Paket kebijakan II berisi sejumlah perizinan yang mempercepat pengurusan tax holiday dan tax Allowance dimana prosesnya tidak sampai dua bulan. Serta tidak dikenakannya Pajak Pendapatan Nilai (PPN) bagi alat transportasi terutama galangan kapal, kereta api dan pesawat beserta suku cadangnya.
Kendati demikian menurut pengamat ekonomi Universitas Indonesia Riant Nugroho paket kebijakan II masih akan menghadapi tantangannya tersendiri. Terlebih lagi saat berbenturan dengan kebijakan yang kontraproduktif.
“Fokusnya industri besar itu sudah benar, tinggal tantangannya yaitu kita mempunyai kebijakan yang kontradiktif. Satu sisi ada kemudahan investasi yang dibuka luar biasa besar, namun disisi lain bidang pekerjaan tidak menguntungkan industri, juga perpajakan dan proses bisnis,” jelas Riant Nugroho saat dihubungi Republika, Rabu (30/9).

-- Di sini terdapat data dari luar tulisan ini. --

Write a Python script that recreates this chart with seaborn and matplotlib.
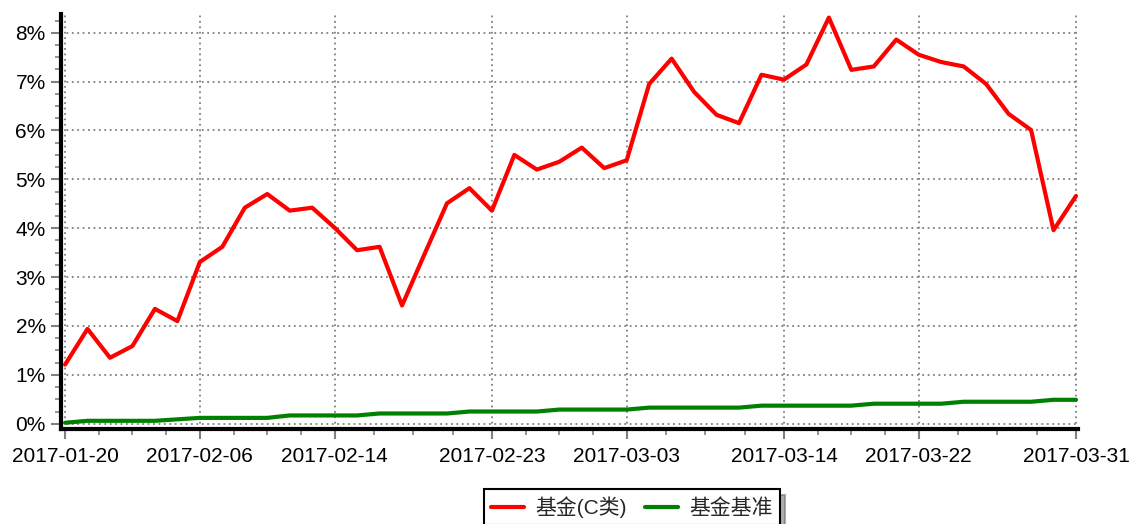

Dia mencontohkan dengan munculnya e-faktur dimana semua transaksi bisnis harus menggunakan e-faktur. Kata dia demgan begitu maka seluruh transaksi bisnis akan bisa dikontrol oleh Dirjen pajak sehingga tidak melenceng pajaknya.
“Sehingga, kebijakan membuka industri dan investasi akan terkendala oleh kebijakan yang kontra produktif, terutama berhubungan dengan e-faktur, dan ketenagakerjaan” jelasnya.
Selain itu terkait percepatan perizinan yang juga terdapat dalam paket kebijakan II, kata Riant ada kemungkinan mengalami hambatan saat dibenturkan dengan kebijakan otonomi daerah. Bahakan tak menutup kemungkinan adanya money politic dalam percepatan perizinan tersebut.